Where I fear this proposal leads us down a slippery slope is the use of current events and the term "Sensitive." The school systems with which I have worked all have a published reading list, and parents are involved in the selection of textbooks. Thus, parents have – at the get go – the parental right to state they do not wish their child exposed to (enter topic / book here). Students entering AP classes do so with the understanding these are college level classes, and there are certain expectations associated with these classes. Book are selected based on the list of books references on past tests. This is public knowledge and, in my experience, not a huge issue if the parent dialogues with the teacher. HOWEVER, in a time where the standards of learning are leaning much more towards nonfiction reading, and we are challenged to engage the dis-engaged, timely material and "authentic texts", such as the newspaper, can lead us to trouble. It is easy to see that a student will read Brave New World and arrange for an alternative assignment. It is not easy to monitor the newspaper articles brought in, shared and dissected in the discussion of that book.

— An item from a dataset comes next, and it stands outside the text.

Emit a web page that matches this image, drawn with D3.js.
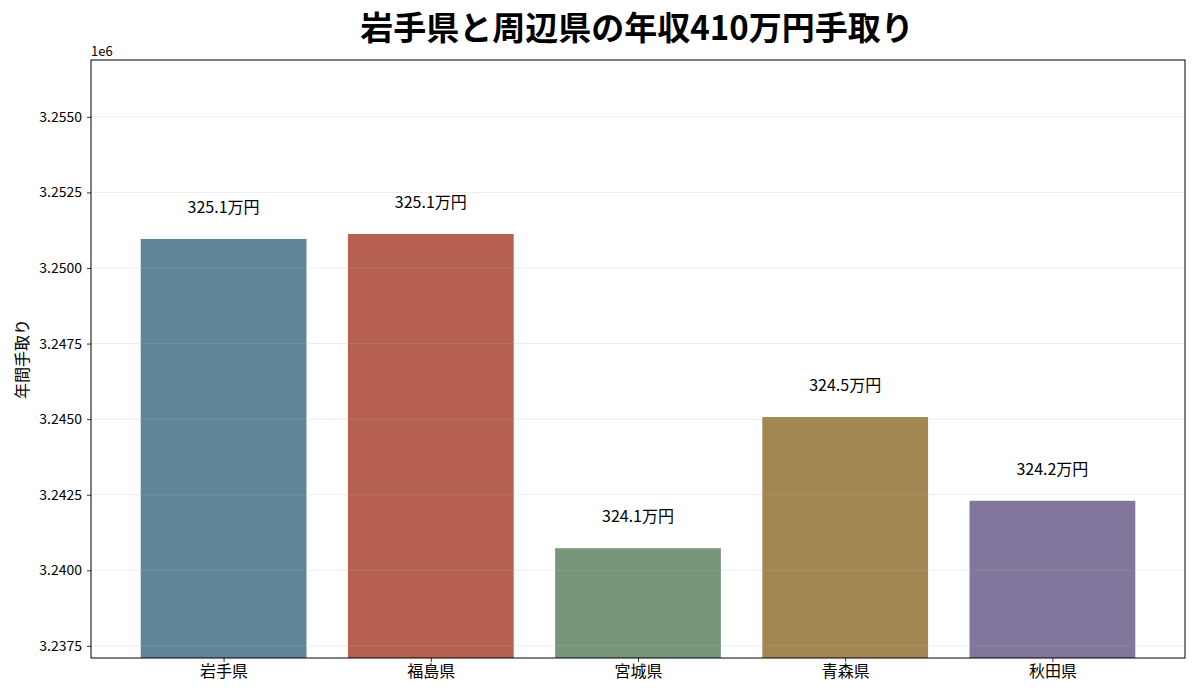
<!DOCTYPE html>
<html>
<head>
<meta charset="utf-8">
<script src="https://cdn.jsdelivr.net/npm/d3@7"></script>
<style>
  body { margin: 0; background: #fff; }
  svg text { font-family: "Noto Sans CJK JP", "Noto Sans", sans-serif; }
</style>
</head>
<body>
<svg id="chart" width="1200" height="700"></svg>
<script>
// prefectures and take-home pay (yen)
var prefectures = ["岩手県", "福島県", "宮城県", "青森県", "秋田県"];
var takeHome = [3250960, 3251125, 3240730, 3245070, 3242300];
var barLabels = ["325.1万円", "325.1万円", "324.1万円", "324.5万円", "324.2万円"];
var barColors = ["#5f8596", "#b56050", "#77957b", "#a38752", "#82769c"];
var yTicks = [3237500, 3240000, 3242500, 3245000, 3247500, 3250000, 3252500, 3255000];
var yDomain = [3237100, 3256880];

var svg = d3.select("#chart");
var margin = {top: 60, right: 15, bottom: 42, left: 91};
var width = 1200 - margin.left - margin.right;
var height = 700 - margin.top - margin.bottom;

var g = svg.append("g")
    .attr("transform", "translate(" + margin.left + "," + margin.top + ")");

// matplotlib-like x range: bars of width 0.8 with 5% margins
var x = d3.scaleLinear()
    .domain([-0.64, prefectures.length - 1 + 0.64])
    .range([0, width]);
var barW = x(0.8) - x(0);

var y = d3.scaleLinear().domain(yDomain).range([height, 0]);

// bars
g.selectAll("rect.bar")
    .data(takeHome)
    .enter().append("rect")
    .attr("class", "bar")
    .attr("x", function (d, i) { return x(i) - barW / 2; })
    .attr("y", function (d) { return y(d); })
    .attr("width", barW)
    .attr("height", function (d) { return height - y(d); })
    .attr("fill", function (d, i) { return barColors[i]; });

// grid over bars (faint)
g.selectAll("line.grid")
    .data(yTicks)
    .enter().append("line")
    .attr("class", "grid")
    .attr("x1", 0).attr("x2", width)
    .attr("y1", function (d) { return y(d); })
    .attr("y2", function (d) { return y(d); })
    .attr("stroke", "#b0b0b0")
    .attr("stroke-opacity", 0.3)
    .attr("stroke-width", 0.8);

// value labels above bars
g.selectAll("text.val")
    .data(takeHome)
    .enter().append("text")
    .attr("class", "val")
    .attr("x", function (d, i) { return x(i); })
    .attr("y", function (d) { return y(d) - 26; })
    .attr("text-anchor", "middle")
    .attr("font-size", 16)
    .attr("fill", "#000")
    .text(function (d, i) { return barLabels[i]; });

// axes
var yAxis = d3.axisLeft(y)
    .tickValues(yTicks)
    .tickSize(4)
    .tickPadding(5)
    .tickFormat(function (d) { return (d / 1e6).toFixed(4); });
var yg = g.append("g").call(yAxis);
yg.selectAll("text").attr("font-size", 14).attr("fill", "#000");

var xAxis = d3.axisBottom(x)
    .tickValues(d3.range(prefectures.length))
    .tickSize(4)
    .tickPadding(4)
    .tickFormat(function (d) { return prefectures[d]; });
var xg = g.append("g").attr("transform", "translate(0," + height + ")").call(xAxis);
xg.selectAll("text").attr("font-size", 16).attr("fill", "#000");

[yg, xg].forEach(function (a) {
    a.select(".domain").remove();
    a.selectAll("line").attr("stroke", "#000").attr("stroke-width", 0.8);
});

// frame
g.append("rect")
    .attr("width", width).attr("height", height)
    .attr("fill", "none").attr("stroke", "#000").attr("stroke-width", 1);

// offset text
g.append("text")
    .attr("x", 0).attr("y", -4)
    .attr("font-size", 13)
    .text("1e6");

// y label
svg.append("text")
    .attr("transform", "translate(28," + (margin.top + height / 2) + ") rotate(-90)")
    .attr("text-anchor", "middle")
    .attr("font-size", 16)
    .text("年間手取り");

// title
svg.append("text")
    .attr("x", 637).attr("y", 40)
    .attr("text-anchor", "middle")
    .attr("font-size", 33)
    .attr("font-weight", "bold")
    .text("岩手県と周辺県の年収410万円手取り");
</script>
</body>
</html>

In my tenure as a teacher, I can also say what one person finds sensitive or offensive is not the same across the board. Personally, I was offended when I was asked to read as a student Catcher in the Rye. Even then, it was seen as timeless literature and part of the “classics.” Books such as Huckleberry Finn and To Kill a Mockingbird are regular staples of a High School English classroom, yet are also regular staples on the ALA’s most challenged list.
Many people have spoken to the ambiguous "sensitive" wording. Gregory Peck's To Kill a Mockingbird won academy awards, yet I would put forth it is incredibly sensitive.
The spirit of the change is sound – however, the slippery slope it opens will impede teaching in all classes – not just English. And, once again, it sends the message that teachers are not professionals who are highly skilled, but rather further supports the us versus them mentality between parents and teachers. We do not go to the doctor and just dismiss their professional capability – why are we doing this with teachers?